■ **INFORMATION PROVIDED**:
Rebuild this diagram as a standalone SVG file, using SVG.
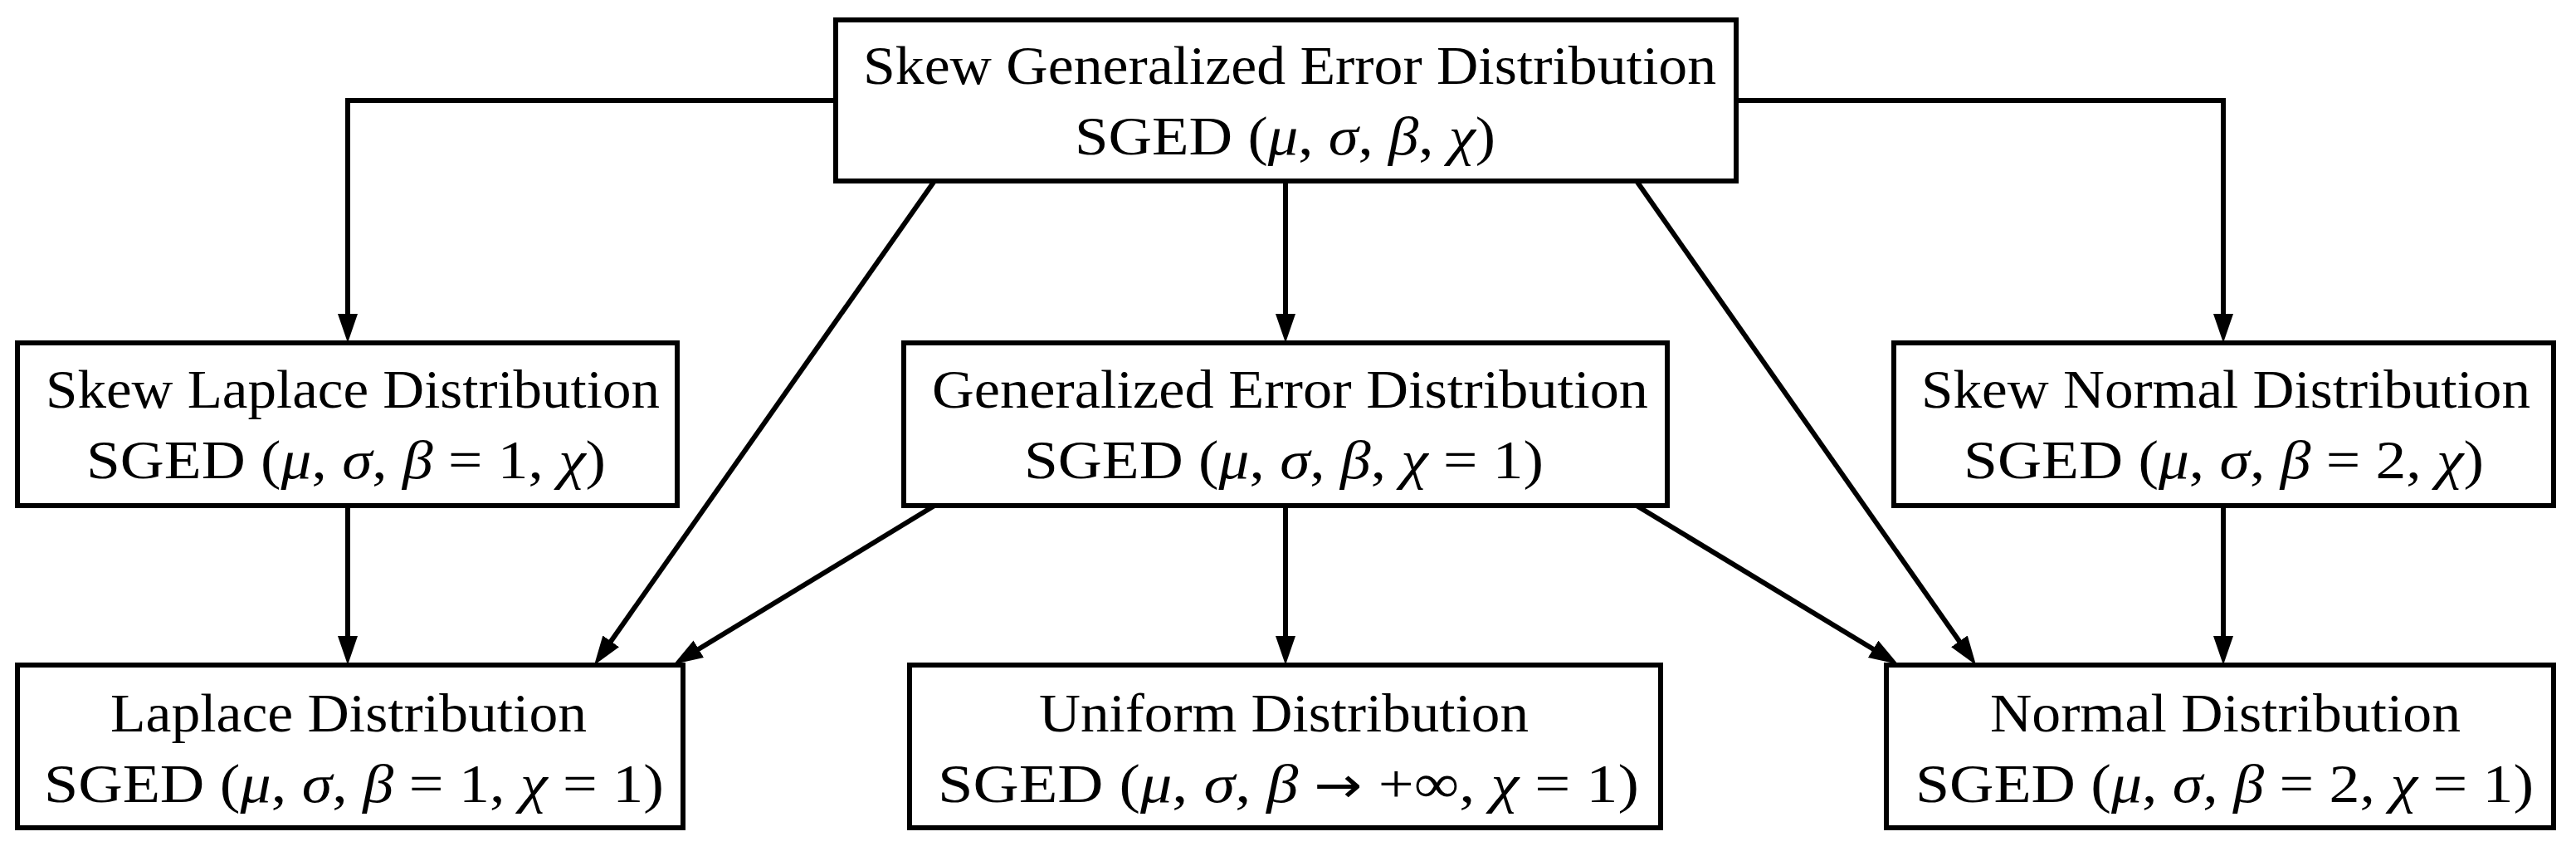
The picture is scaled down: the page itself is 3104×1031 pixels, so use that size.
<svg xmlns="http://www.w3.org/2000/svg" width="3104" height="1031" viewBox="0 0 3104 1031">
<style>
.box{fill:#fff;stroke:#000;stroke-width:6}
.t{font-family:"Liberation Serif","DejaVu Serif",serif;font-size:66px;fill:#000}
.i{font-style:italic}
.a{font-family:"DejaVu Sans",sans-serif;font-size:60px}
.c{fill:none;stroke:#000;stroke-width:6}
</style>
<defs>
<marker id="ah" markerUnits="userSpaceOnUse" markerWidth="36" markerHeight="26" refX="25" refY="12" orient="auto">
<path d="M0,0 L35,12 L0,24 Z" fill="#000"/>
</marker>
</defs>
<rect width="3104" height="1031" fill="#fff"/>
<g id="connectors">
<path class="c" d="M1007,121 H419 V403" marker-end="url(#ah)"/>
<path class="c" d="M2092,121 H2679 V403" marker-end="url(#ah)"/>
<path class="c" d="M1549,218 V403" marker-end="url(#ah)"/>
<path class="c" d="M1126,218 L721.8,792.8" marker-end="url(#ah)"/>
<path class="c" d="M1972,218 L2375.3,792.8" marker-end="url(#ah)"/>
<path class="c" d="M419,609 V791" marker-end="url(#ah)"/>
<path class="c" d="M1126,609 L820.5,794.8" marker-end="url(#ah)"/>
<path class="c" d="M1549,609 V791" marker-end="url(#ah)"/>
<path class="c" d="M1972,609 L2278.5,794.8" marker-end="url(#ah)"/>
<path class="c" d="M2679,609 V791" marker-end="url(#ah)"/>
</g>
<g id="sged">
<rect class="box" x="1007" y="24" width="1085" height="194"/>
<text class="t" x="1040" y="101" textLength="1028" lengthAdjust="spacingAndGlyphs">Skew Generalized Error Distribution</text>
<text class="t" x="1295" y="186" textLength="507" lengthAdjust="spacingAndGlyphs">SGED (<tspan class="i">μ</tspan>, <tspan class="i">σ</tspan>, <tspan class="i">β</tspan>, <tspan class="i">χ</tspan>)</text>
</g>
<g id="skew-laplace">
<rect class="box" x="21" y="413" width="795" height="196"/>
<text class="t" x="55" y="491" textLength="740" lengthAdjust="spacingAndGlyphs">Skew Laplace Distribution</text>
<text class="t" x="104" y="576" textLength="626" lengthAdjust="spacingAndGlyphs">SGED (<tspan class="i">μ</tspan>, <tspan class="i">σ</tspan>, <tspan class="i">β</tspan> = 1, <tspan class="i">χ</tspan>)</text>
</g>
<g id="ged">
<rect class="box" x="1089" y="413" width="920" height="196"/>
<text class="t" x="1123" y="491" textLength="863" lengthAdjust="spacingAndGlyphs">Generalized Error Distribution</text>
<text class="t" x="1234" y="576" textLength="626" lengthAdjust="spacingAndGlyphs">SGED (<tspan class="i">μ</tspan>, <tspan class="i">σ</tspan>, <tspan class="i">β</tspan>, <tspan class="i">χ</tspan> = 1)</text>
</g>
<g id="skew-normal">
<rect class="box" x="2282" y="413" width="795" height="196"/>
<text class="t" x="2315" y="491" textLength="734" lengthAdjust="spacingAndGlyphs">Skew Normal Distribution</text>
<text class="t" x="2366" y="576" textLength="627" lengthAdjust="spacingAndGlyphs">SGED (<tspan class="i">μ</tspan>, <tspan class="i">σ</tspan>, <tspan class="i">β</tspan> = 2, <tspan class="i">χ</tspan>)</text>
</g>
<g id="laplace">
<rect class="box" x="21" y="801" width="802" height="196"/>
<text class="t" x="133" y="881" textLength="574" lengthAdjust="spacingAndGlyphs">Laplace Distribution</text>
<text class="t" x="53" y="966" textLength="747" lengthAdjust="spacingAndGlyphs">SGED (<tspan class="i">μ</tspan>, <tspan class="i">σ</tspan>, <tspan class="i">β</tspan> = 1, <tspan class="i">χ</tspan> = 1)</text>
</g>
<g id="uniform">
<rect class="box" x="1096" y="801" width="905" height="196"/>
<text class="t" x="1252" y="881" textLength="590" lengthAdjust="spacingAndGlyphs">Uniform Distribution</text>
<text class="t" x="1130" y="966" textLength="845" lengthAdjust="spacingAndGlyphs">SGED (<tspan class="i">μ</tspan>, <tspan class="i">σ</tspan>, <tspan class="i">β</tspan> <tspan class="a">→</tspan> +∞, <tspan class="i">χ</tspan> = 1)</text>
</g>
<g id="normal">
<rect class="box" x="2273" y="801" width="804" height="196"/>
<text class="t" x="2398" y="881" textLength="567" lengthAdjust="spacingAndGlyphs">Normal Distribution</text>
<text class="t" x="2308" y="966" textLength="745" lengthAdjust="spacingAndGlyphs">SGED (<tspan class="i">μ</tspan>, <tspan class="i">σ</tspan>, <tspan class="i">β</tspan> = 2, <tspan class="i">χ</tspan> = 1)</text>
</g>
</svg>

■ **OBJECTIVE**: Leave out the pictures and restate everything else word for word.

■ **CORRECT OUTPUT**:
Rebuild this diagram as a standalone SVG file, using SVG.
The picture is scaled down: the page itself is 3104×1031 pixels, so use that size.
<svg xmlns="http://www.w3.org/2000/svg" width="3104" height="1031" viewBox="0 0 3104 1031">
<style>
.box{fill:#fff;stroke:#000;stroke-width:6}
.t{font-family:"Liberation Serif","DejaVu Serif",serif;font-size:66px;fill:#000}
.i{font-style:italic}
.a{font-family:"DejaVu Sans",sans-serif;font-size:60px}
.c{fill:none;stroke:#000;stroke-width:6}
</style>
<defs>
<marker id="ah" markerUnits="userSpaceOnUse" markerWidth="36" markerHeight="26" refX="25" refY="12" orient="auto">
<path d="M0,0 L35,12 L0,24 Z" fill="#000"/>
</marker>
</defs>
<rect width="3104" height="1031" fill="#fff"/>
<g id="connectors">
<path class="c" d="M1007,121 H419 V403" marker-end="url(#ah)"/>
<path class="c" d="M2092,121 H2679 V403" marker-end="url(#ah)"/>
<path class="c" d="M1549,218 V403" marker-end="url(#ah)"/>
<path class="c" d="M1126,218 L721.8,792.8" marker-end="url(#ah)"/>
<path class="c" d="M1972,218 L2375.3,792.8" marker-end="url(#ah)"/>
<path class="c" d="M419,609 V791" marker-end="url(#ah)"/>
<path class="c" d="M1126,609 L820.5,794.8" marker-end="url(#ah)"/>
<path class="c" d="M1549,609 V791" marker-end="url(#ah)"/>
<path class="c" d="M1972,609 L2278.5,794.8" marker-end="url(#ah)"/>
<path class="c" d="M2679,609 V791" marker-end="url(#ah)"/>
</g>
<g id="sged">
<rect class="box" x="1007" y="24" width="1085" height="194"/>
<text class="t" x="1040" y="101" textLength="1028" lengthAdjust="spacingAndGlyphs">Skew Generalized Error Distribution</text>
<text class="t" x="1295" y="186" textLength="507" lengthAdjust="spacingAndGlyphs">SGED (<tspan class="i">μ</tspan>, <tspan class="i">σ</tspan>, <tspan class="i">β</tspan>, <tspan class="i">χ</tspan>)</text>
</g>
<g id="skew-laplace">
<rect class="box" x="21" y="413" width="795" height="196"/>
<text class="t" x="55" y="491" textLength="740" lengthAdjust="spacingAndGlyphs">Skew Laplace Distribution</text>
<text class="t" x="104" y="576" textLength="626" lengthAdjust="spacingAndGlyphs">SGED (<tspan class="i">μ</tspan>, <tspan class="i">σ</tspan>, <tspan class="i">β</tspan> = 1, <tspan class="i">χ</tspan>)</text>
</g>
<g id="ged">
<rect class="box" x="1089" y="413" width="920" height="196"/>
<text class="t" x="1123" y="491" textLength="863" lengthAdjust="spacingAndGlyphs">Generalized Error Distribution</text>
<text class="t" x="1234" y="576" textLength="626" lengthAdjust="spacingAndGlyphs">SGED (<tspan class="i">μ</tspan>, <tspan class="i">σ</tspan>, <tspan class="i">β</tspan>, <tspan class="i">χ</tspan> = 1)</text>
</g>
<g id="skew-normal">
<rect class="box" x="2282" y="413" width="795" height="196"/>
<text class="t" x="2315" y="491" textLength="734" lengthAdjust="spacingAndGlyphs">Skew Normal Distribution</text>
<text class="t" x="2366" y="576" textLength="627" lengthAdjust="spacingAndGlyphs">SGED (<tspan class="i">μ</tspan>, <tspan class="i">σ</tspan>, <tspan class="i">β</tspan> = 2, <tspan class="i">χ</tspan>)</text>
</g>
<g id="laplace">
<rect class="box" x="21" y="801" width="802" height="196"/>
<text class="t" x="133" y="881" textLength="574" lengthAdjust="spacingAndGlyphs">Laplace Distribution</text>
<text class="t" x="53" y="966" textLength="747" lengthAdjust="spacingAndGlyphs">SGED (<tspan class="i">μ</tspan>, <tspan class="i">σ</tspan>, <tspan class="i">β</tspan> = 1, <tspan class="i">χ</tspan> = 1)</text>
</g>
<g id="uniform">
<rect class="box" x="1096" y="801" width="905" height="196"/>
<text class="t" x="1252" y="881" textLength="590" lengthAdjust="spacingAndGlyphs">Uniform Distribution</text>
<text class="t" x="1130" y="966" textLength="845" lengthAdjust="spacingAndGlyphs">SGED (<tspan class="i">μ</tspan>, <tspan class="i">σ</tspan>, <tspan class="i">β</tspan> <tspan class="a">→</tspan> +∞, <tspan class="i">χ</tspan> = 1)</text>
</g>
<g id="normal">
<rect class="box" x="2273" y="801" width="804" height="196"/>
<text class="t" x="2398" y="881" textLength="567" lengthAdjust="spacingAndGlyphs">Normal Distribution</text>
<text class="t" x="2308" y="966" textLength="745" lengthAdjust="spacingAndGlyphs">SGED (<tspan class="i">μ</tspan>, <tspan class="i">σ</tspan>, <tspan class="i">β</tspan> = 2, <tspan class="i">χ</tspan> = 1)</text>
</g>
</svg>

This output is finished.